Experimental Phase-Matching Quantum Cryptographic Conferencing in Symmetric and Asymmetric Fiber Channels
Mi Zou, Bin-Chen Li, Shuai Zhao, Yingqiu Mao, Dandan Qin, Xiao Jiang, Teng-Yun Chen, Jian-Wei Pan
TL;DR
The paper addresses enabling secure multiparty quantum conferencing over long-distance fiber networks by extending the phase-matching QCC to a three-intensity scheme that accommodates asymmetric channels and finite-size effects. It combines frequency-locking and phase-tracking to synchronize three parties and provides security proofs via entanglement-based and source-replacement methods with a decoy-state analysis, yielding a key-rate formula $R=\left( \frac{2}{D} \right)^2 Q_{\mu} [1-f h(E^{max}_Z) - h(E^U_X)]$. Experiments demonstrate symmetric-channel secure transmission up to $100$ km per party (corresponding to $200$ km between parties) and show that, in asymmetric channels, per-party intensity optimization can significantly boost finite-size key rates without loss compensation.

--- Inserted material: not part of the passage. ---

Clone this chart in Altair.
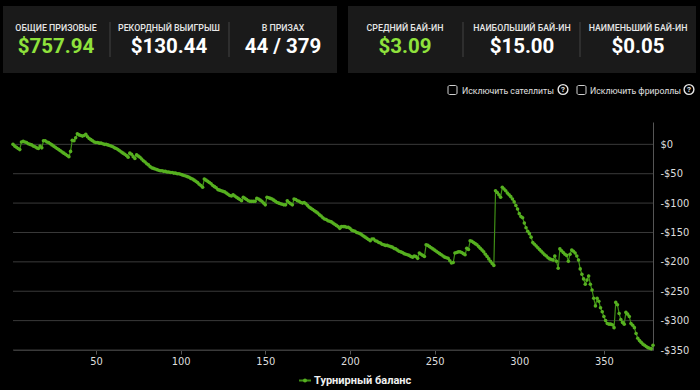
import altair as alt
import pandas as pd

# ---------------- data ----------------
balance = [
    0, -3, -5, -7, -9, 4, 5, 4, 3, 1,
    0, -1, -3, -4, -6, -7, -3, -6, 6, 6,
    4, 3, 1, -1, -3, -5, -7, -9, -11, -13,
    -15, -17, -19, -21, -12, 7, 6, 11, 18, 16,
    15, 14, 15, 17, 13, 10, 8, 6, 4, 3,
    3, 2, 2, 1, 0, 0, -1, -2, -3, -4,
    -6, -7, -9, -11, -13, -15, -17, -19, -22, -15,
    -17, -21, -24, -18, -20, -22, -25, -28, -30, -33,
    -35, -38, -40, -41, -42, -43, -44, -45, -45, -46,
    -46, -47, -47, -48, -48, -49, -49, -50, -50, -51,
    -52, -53, -54, -55, -56, -58, -59, -61, -63, -65,
    -68, -70, -73, -59, -61, -63, -65, -67, -70, -72,
    -74, -77, -78, -79, -80, -81, -83, -85, -87, -88,
    -86, -88, -90, -92, -94, -96, -90, -92, -94, -96,
    -97, -97, -97, -97, -92, -93, -95, -97, -100, -103,
    -90, -91, -92, -93, -95, -97, -99, -100, -101, -102,
    -103, -103, -96, -99, -101, -103, -93, -94, -96, -97,
    -99, -100, -99, -101, -104, -107, -109, -111, -113, -115,
    -117, -120, -122, -125, -127, -128, -130, -131, -132, -134,
    -136, -138, -140, -143, -140, -140, -140, -141, -141, -143,
    -146, -147, -148, -150, -151, -152, -154, -156, -158, -160,
    -162, -164, -161, -161, -164, -165, -167, -168, -170, -171,
    -172, -172, -173, -174, -175, -177, -178, -180, -182, -183,
    -184, -186, -187, -188, -189, -191, -192, -190, -191, -194,
    -185, -187, -189, -191, -171, -172, -174, -176, -178, -180,
    -182, -184, -186, -188, -190, -192, -193, -194, -198, -202,
    -201, -185, -184, -183, -183, -184, -186, -188, -177, -179,
    -164, -165, -167, -169, -171, -174, -177, -180, -183, -187,
    -191, -195, -199, -203, -206, -79, -82, -86, -90, -73,
    -76, -79, -83, -86, -89, -93, -98, -104, -110, -118,
    -123, -125, -134, -142, -148, -152, -158, -167, -170, -173,
    -176, -179, -182, -185, -188, -190, -193, -195, -196, -197,
    -190, -199, -211, -178, -181, -184, -187, -189, -199, -187,
    -180, -182, -185, -190, -197, -212, -221, -229, -238, -231,
    -224, -238, -248, -262, -275, -262, -267, -278, -285, -293,
    -300, -305, -306, -306, -307, -312, -269, -273, -288, -298,
    -303, -306, -286, -289, -293, -305, -308, -312, -322, -330,
    -334, -337, -340, -342, -344, -346, -347, -348, -342,
]
tournament = list(range(1, len(balance) + 1))

stat_labels_left = ["ОБЩИЕ ПРИЗОВЫЕ", "РЕКОРДНЫЙ ВЫИГРЫШ", "В ПРИЗАХ"]
stat_values_left = ["$757.94", "$130.44", "44 / 379"]
stat_labels_right = ["СРЕДНИЙ БАЙ-ИН", "НАИБОЛЬШИЙ БАЙ-ИН", "НАИМЕНЬШИЙ БАЙ-ИН"]
stat_values_right = ["$3.09", "$15.00", "$0.05"]
checkbox_labels = ["Исключить сателлиты", "Исключить фрироллы"]
series_name = "Турнирный баланс"
y_ticks = [-350, -300, -250, -200, -150, -100, -50, 0]
x_ticks = [50, 100, 150, 200, 250, 300, 350]

df = pd.DataFrame({"n": tournament, "balance": balance})
grid_df = pd.DataFrame({"balance": y_ticks})

# ---------------- styling ----------------
BG = "#000000"
PANEL = "#1a1a1a"
DIV = "#363636"
LIME = "#8fe23c"
LINE_C = "#3f8f16"
DOT_C = "#56b020"
GRID = "#3a3a3a"
NARROW = "Liberation Sans Narrow, DejaVu Sans Condensed, Roboto Condensed, sans-serif"
UI = "Roboto, Noto Sans, sans-serif"

PAD_L, PAD_T, PAD_R, PAD_B = 13, 122, 47, 40
W, H = 640, 228


def ax(x):
    return x - PAD_L


def ay(y):
    return y - PAD_T


one = pd.DataFrame({"k": [0]})
layers = []


def rect(x1, x2, y1, y2, **kw):
    return alt.Chart(one).mark_rect(**kw).encode(
        x=alt.value(ax(x1)), x2=alt.value(ax(x2)),
        y=alt.value(ay(y1)), y2=alt.value(ay(y2)))


def text(s, x, y, **kw):
    return alt.Chart(one).mark_text(**kw).encode(
        x=alt.value(ax(x)), y=alt.value(ay(y)), text=alt.value(s))


def vrule(x, y1, y2, **kw):
    return alt.Chart(one).mark_rule(**kw).encode(
        x=alt.value(ax(x)), y=alt.value(ay(y1)), y2=alt.value(ay(y2)))


# header panels
layers.append(rect(3, 337, 6, 73, color=PANEL))
layers.append(rect(348, 696, 6, 73, color=PANEL))
for xd in (110, 229, 463, 580):
    layers.append(vrule(xd, 22, 57, color=DIV, strokeWidth=1.5))

for labels, values, centers, greens in (
    (stat_labels_left, stat_values_left, (56, 169, 283), (True, False, False)),
    (stat_labels_right, stat_values_right, (405, 522, 638), (True, False, False)),
):
    for lab, val, cx, g in zip(labels, values, centers, greens):
        layers.append(text(lab, cx, 30.5, align="center", baseline="alphabetic",
                           font=UI, fontSize=8.8, fontWeight=500, color="#e6e6e6"))
        layers.append(text(val, cx, 53, align="center", baseline="alphabetic",
                           font=UI, fontSize=20.5, fontWeight="bold",
                           color=LIME if g else "#ffffff"))

# checkboxes
for lab, bx, tx, qx in ((checkbox_labels[0], 448, 462, 563),
                        (checkbox_labels[1], 577, 590, 689)):
    layers.append(rect(bx, bx + 9, 85.5, 94.5, fillOpacity=0, stroke="#d0d0d0",
                       strokeWidth=1, cornerRadius=1.5))
    layers.append(text(lab, tx, 93.5, align="left", baseline="alphabetic",
                       font=UI, fontSize=8.7, color="#e0e0e0"))
    layers.append(alt.Chart(one).mark_point(shape="circle", filled=False, size=95,
                                            color="#e6e6e6", strokeWidth=1.4, opacity=1)
                  .encode(x=alt.value(ax(qx)), y=alt.value(ay(89.5))))
    layers.append(text("?", qx, 89.8, align="center", baseline="middle",
                       font=UI, fontSize=8, fontWeight="bold", color="#e6e6e6"))

# main chart
x_scale = alt.Scale(domain=[1, 379], nice=False, zero=False)
y_scale = alt.Scale(domain=[-350, 38], nice=False, zero=False)

x_axis = alt.Axis(values=x_ticks, title=None, grid=False, domain=True,
                  domainColor=GRID, ticks=True, tickColor="#555555", tickSize=4,
                  labelPadding=1, labelColor="#dddddd", labelFont=NARROW,
                  labelFontSize=11, labelFlush=False, labelOverlap=False)
y_axis = alt.Axis(orient="right", values=y_ticks, title=None, grid=False,
                  domain=True, domainColor="#555555",
                  ticks=False, labelPadding=7, labelColor="#dddddd",
                  labelFont=NARROW, labelFontSize=11, labelOverlap=False,
                  labelExpr="datum.value < 0 ? '-$' + abs(datum.value) : '$' + datum.value")

grid = alt.Chart(grid_df).mark_rule(color=GRID, strokeWidth=1).encode(
    y=alt.Y("balance:Q", scale=y_scale, axis=y_axis))

base = alt.Chart(df)
line = base.mark_line(color=LINE_C, strokeWidth=1.2).encode(
    x=alt.X("n:Q", scale=x_scale, axis=x_axis),
    y=alt.Y("balance:Q", scale=y_scale, axis=y_axis))
pts = base.mark_circle(color=DOT_C, size=13, opacity=1).encode(
    x=alt.X("n:Q", scale=x_scale, axis=x_axis),
    y=alt.Y("balance:Q", scale=y_scale, axis=y_axis))

# legend
layers_legend = [
    alt.Chart(one).mark_rule(color=LINE_C, strokeWidth=2).encode(
        x=alt.value(ax(299)), x2=alt.value(ax(311)), y=alt.value(ay(380.5))),
    alt.Chart(one).mark_circle(color=DOT_C, size=16, opacity=1).encode(
        x=alt.value(ax(305)), y=alt.value(ay(380.5))),
    text(series_name, 314, 380.5, align="left", baseline="middle", font=UI,
         fontSize=11, fontWeight="bold", color="#f0f0f0"),
]

chart = alt.layer(grid, line, pts, *layers, *layers_legend).properties(
    width=W, height=H, background=BG,
    padding={"left": PAD_L, "top": PAD_T, "right": PAD_R, "bottom": PAD_B},
    autosize=alt.AutoSizeParams(type="none"),
).configure_view(stroke=None)

chart.save("out.html", embed_options={"renderer": "svg", "actions": False})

These results validate PM QCC as a feasible approach for intercity, star-type quantum networks and highlight its practical benefits for scalable multiparty quantum cryptography.
Abstract
Quantum cryptographic conferencing (QCC) allows multiple parties to establish common secure keys in quantum networks with information-theoretic security. However, the secure transmission distances of current QCC implementations are still limited to the metropolitan areas. Here, we experimentally demonstrate the three-intensity phase-matching (PM) QCC protocol considering finite-size effects by employing frequency-locking and phase-tracking techniques for three parties. The key distribution capability of the PM QCC protocol is demonstrated in the symmetric fiber channels with the distance from each party to the measurement site up to 100 km. The network adaptability of the PM QCC protocol is demonstrated in asymmetric fiber channels used to simulate fiber channel configurations in real networks. Thus, the feasibility of applying the PM QCC protocol to practical intercity quantum networks with both symmetric and asymmetric channels is verified.